- _Data for this exercise_
§ §

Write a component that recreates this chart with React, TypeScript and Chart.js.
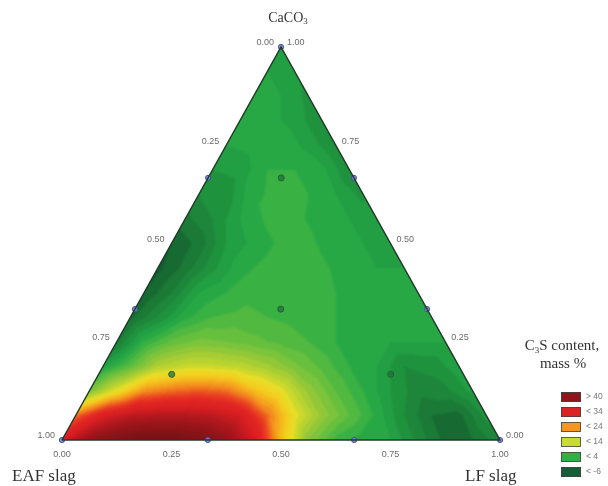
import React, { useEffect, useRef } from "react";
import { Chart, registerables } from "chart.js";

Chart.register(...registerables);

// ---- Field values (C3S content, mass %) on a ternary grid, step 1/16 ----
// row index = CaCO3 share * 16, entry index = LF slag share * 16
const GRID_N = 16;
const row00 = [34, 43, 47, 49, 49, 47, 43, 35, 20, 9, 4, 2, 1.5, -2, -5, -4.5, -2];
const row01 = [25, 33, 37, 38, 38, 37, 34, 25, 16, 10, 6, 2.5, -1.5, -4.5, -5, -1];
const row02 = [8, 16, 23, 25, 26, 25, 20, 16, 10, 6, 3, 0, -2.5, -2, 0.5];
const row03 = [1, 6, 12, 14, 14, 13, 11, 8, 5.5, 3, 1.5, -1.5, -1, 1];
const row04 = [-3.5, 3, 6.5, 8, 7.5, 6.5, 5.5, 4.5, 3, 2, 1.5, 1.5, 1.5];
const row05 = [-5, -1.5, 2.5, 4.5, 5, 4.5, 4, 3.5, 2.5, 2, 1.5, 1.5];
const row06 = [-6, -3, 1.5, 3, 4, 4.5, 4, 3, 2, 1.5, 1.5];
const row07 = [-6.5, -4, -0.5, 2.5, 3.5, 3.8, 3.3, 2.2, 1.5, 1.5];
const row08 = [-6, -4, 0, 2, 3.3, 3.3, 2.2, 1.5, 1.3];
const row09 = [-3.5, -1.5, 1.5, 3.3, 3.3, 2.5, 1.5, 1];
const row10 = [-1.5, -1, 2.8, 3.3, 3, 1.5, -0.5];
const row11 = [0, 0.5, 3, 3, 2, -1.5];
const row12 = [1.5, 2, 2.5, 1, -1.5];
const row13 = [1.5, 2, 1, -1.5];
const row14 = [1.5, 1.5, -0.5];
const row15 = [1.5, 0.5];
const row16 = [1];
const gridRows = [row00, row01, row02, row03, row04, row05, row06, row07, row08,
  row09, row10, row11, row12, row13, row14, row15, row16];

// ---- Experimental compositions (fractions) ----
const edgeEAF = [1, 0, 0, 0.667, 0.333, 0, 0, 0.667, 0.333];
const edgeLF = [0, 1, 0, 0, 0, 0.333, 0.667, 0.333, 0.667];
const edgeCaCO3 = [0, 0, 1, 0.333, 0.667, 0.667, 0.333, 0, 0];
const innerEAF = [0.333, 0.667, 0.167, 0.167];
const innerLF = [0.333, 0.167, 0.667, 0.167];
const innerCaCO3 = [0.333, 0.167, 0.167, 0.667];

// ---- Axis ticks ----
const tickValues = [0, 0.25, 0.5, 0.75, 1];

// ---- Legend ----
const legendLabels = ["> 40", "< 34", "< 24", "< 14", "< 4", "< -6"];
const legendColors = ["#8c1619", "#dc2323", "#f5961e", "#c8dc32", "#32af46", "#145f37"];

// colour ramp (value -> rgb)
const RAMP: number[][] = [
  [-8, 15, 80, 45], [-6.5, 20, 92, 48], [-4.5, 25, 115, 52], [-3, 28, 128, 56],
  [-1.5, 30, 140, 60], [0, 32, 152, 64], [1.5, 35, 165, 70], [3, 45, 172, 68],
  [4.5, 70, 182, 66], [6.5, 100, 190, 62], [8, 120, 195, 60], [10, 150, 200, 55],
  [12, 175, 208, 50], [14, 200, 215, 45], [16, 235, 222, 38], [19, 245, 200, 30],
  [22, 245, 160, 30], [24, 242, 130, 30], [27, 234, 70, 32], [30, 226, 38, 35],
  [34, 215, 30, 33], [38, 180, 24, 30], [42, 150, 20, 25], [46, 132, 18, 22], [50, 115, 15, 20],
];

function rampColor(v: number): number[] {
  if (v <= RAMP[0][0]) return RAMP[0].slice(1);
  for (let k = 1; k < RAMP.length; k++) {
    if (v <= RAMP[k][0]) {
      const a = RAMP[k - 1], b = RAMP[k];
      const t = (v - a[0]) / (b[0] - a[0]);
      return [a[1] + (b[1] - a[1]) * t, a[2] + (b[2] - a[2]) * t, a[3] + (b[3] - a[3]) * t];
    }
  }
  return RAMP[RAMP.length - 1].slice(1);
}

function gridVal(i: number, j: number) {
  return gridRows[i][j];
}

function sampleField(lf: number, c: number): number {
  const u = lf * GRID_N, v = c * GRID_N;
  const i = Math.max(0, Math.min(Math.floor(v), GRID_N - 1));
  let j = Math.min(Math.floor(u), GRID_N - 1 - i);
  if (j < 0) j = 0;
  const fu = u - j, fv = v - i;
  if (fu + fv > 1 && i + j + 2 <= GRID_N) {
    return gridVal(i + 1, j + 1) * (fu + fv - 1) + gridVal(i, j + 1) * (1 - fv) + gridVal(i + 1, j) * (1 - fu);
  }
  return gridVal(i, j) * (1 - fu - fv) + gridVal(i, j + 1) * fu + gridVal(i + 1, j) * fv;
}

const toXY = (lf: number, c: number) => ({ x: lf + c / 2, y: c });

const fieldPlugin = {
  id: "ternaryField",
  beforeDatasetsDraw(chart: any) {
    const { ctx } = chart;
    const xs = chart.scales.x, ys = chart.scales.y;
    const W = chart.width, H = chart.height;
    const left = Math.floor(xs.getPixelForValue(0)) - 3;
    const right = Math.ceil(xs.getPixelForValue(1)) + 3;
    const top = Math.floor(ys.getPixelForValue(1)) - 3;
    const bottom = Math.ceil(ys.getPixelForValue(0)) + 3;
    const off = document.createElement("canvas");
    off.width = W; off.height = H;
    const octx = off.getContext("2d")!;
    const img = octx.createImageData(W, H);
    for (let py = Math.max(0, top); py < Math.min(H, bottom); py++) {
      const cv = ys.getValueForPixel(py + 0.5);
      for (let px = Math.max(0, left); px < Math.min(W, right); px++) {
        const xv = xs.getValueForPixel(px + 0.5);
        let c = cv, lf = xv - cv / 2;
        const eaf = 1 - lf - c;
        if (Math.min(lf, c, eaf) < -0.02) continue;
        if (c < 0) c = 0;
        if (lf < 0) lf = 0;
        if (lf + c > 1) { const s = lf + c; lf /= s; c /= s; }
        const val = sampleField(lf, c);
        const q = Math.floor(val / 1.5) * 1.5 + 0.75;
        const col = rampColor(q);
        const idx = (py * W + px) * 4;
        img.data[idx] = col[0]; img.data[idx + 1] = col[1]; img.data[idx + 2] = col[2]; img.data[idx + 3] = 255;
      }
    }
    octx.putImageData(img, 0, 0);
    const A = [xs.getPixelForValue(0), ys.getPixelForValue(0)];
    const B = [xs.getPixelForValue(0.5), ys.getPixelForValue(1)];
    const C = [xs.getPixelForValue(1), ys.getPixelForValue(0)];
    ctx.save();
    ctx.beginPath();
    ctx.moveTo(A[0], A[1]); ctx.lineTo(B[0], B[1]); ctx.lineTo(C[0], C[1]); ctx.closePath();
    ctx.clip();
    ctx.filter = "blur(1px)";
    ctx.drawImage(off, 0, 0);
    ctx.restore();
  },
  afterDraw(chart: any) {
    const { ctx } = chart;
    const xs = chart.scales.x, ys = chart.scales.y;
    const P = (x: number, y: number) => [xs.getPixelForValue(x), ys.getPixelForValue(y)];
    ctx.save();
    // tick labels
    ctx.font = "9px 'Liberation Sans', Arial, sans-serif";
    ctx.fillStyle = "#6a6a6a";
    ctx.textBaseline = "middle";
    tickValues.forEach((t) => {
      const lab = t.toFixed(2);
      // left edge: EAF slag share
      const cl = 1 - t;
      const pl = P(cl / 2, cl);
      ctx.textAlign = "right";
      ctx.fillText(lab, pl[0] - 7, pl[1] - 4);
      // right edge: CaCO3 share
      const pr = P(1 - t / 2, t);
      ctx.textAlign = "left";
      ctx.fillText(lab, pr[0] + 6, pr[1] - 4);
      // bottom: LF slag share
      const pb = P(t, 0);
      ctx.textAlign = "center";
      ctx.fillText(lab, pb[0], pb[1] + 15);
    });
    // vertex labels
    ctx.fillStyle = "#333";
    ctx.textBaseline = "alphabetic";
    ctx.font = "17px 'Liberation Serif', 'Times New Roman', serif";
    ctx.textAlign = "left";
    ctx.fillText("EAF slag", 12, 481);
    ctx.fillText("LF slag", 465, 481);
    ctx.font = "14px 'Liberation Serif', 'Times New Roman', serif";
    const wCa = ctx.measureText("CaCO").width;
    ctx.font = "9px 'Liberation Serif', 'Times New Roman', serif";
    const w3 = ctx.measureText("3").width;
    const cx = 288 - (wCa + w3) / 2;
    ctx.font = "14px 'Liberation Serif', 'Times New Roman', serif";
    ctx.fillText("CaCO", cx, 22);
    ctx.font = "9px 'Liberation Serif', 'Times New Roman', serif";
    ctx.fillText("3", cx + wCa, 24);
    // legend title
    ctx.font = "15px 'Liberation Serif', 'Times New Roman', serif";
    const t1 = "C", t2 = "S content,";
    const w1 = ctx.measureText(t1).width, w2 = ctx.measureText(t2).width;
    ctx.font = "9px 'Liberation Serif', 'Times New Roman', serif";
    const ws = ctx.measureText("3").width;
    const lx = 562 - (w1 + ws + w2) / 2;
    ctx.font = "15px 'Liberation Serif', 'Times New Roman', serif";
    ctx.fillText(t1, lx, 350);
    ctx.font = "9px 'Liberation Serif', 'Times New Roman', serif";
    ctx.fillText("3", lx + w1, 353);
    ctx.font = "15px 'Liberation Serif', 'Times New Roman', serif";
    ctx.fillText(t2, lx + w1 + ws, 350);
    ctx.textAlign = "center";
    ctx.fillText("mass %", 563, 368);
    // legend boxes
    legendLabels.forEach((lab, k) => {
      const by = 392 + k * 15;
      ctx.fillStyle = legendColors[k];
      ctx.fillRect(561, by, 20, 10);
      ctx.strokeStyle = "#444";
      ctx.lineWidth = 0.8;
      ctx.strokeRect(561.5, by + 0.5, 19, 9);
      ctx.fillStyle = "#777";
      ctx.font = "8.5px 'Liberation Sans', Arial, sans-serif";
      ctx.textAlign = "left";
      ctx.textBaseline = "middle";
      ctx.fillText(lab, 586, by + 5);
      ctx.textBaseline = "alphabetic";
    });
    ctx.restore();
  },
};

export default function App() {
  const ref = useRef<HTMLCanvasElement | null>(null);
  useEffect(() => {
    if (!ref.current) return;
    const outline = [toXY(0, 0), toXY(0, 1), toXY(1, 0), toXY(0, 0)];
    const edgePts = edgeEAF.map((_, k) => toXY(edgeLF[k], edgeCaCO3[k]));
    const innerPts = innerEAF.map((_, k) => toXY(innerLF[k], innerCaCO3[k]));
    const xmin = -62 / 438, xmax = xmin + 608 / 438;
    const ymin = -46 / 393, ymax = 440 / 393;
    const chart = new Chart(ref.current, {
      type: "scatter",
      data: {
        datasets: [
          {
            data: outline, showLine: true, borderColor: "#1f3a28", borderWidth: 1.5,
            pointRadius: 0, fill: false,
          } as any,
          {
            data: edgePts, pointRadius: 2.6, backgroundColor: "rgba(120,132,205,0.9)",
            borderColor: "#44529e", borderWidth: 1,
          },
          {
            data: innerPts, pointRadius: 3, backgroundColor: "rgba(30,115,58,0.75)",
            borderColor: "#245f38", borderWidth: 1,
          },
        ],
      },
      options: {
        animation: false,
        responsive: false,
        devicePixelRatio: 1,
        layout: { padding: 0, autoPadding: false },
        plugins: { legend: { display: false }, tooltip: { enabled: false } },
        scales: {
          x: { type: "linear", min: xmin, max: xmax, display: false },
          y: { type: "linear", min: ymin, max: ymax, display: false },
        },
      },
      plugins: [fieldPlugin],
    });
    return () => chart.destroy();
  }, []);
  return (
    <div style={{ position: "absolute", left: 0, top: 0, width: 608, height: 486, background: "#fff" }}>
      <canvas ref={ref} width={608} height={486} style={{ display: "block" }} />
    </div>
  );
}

§ §

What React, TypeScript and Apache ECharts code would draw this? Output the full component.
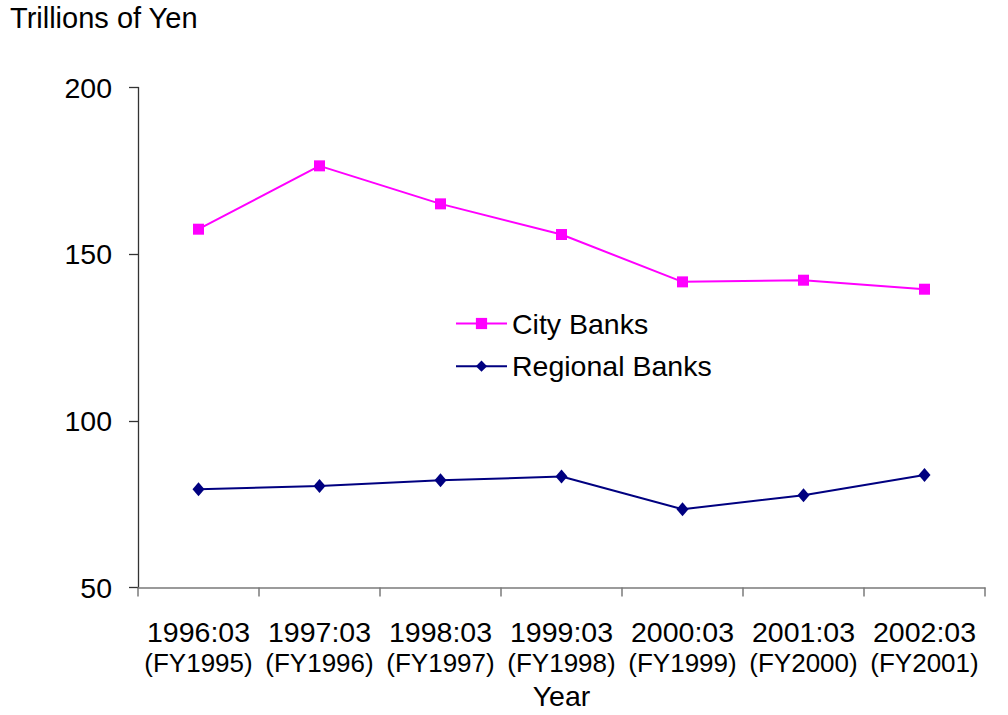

§ §

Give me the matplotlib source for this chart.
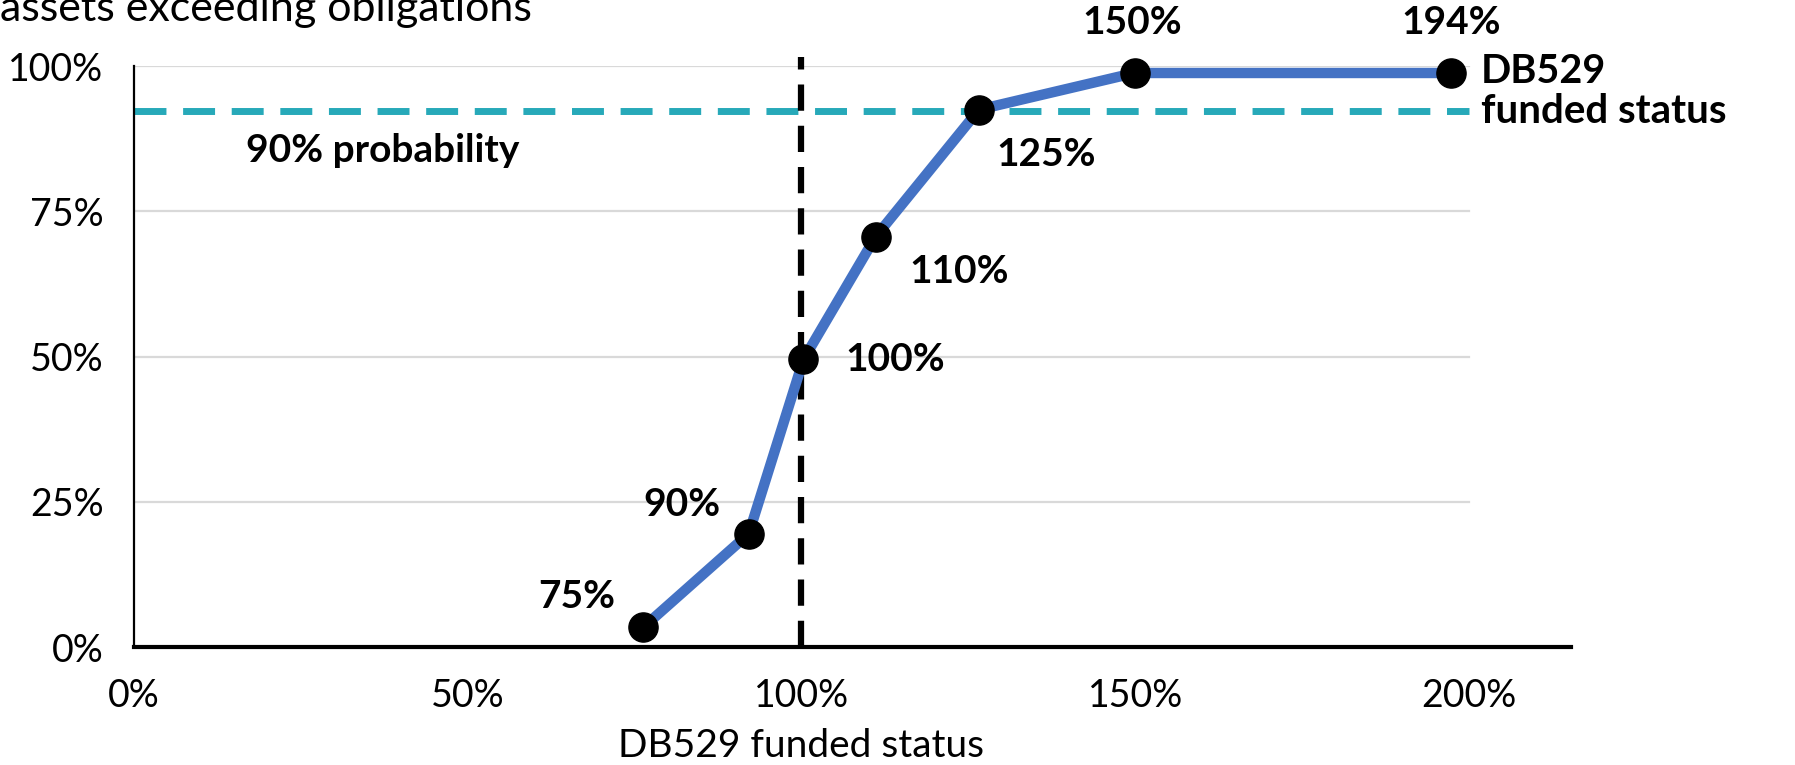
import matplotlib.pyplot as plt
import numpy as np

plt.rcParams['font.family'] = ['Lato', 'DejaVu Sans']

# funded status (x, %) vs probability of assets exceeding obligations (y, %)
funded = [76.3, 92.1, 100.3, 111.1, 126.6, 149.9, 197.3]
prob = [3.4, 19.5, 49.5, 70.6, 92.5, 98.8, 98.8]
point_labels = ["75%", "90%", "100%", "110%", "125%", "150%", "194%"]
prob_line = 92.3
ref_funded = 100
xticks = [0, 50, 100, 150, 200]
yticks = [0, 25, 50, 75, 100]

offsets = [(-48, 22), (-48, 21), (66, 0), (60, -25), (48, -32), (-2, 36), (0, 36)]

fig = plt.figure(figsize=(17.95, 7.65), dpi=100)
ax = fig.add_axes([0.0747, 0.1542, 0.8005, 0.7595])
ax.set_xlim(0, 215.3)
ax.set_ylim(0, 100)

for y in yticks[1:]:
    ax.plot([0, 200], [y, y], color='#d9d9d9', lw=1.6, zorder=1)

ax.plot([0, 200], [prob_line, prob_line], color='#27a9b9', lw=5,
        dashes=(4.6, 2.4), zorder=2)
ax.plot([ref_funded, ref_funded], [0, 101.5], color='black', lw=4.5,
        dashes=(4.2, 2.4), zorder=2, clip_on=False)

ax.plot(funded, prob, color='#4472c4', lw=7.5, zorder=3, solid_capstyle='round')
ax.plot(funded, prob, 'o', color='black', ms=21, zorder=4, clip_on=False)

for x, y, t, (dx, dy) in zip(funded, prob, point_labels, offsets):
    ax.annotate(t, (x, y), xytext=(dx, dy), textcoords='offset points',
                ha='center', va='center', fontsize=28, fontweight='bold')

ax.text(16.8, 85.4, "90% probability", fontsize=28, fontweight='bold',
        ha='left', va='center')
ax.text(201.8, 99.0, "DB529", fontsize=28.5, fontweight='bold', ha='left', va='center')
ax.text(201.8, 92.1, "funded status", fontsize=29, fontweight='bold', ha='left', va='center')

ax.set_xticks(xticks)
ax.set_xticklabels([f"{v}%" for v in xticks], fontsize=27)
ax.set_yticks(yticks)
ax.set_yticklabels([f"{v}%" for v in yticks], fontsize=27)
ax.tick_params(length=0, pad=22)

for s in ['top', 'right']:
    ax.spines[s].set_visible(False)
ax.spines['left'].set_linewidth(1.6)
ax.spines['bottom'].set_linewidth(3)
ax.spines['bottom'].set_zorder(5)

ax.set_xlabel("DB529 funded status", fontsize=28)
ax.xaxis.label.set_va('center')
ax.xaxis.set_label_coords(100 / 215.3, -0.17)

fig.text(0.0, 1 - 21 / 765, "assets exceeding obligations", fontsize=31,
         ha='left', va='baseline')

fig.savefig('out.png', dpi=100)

§ §

- _Exercise_
Pictures are not part of the copy. Write out only the lines from the one containing "Write a component" through the one containing "Chart.register(...registerables);", exactly as they stand, both included.

- _Result of this exercise_
Write a component that recreates this chart with React, TypeScript and Chart.js.
import React, { useEffect, useRef } from "react";
import { Chart, registerables } from "chart.js";

Chart.register(...registerables);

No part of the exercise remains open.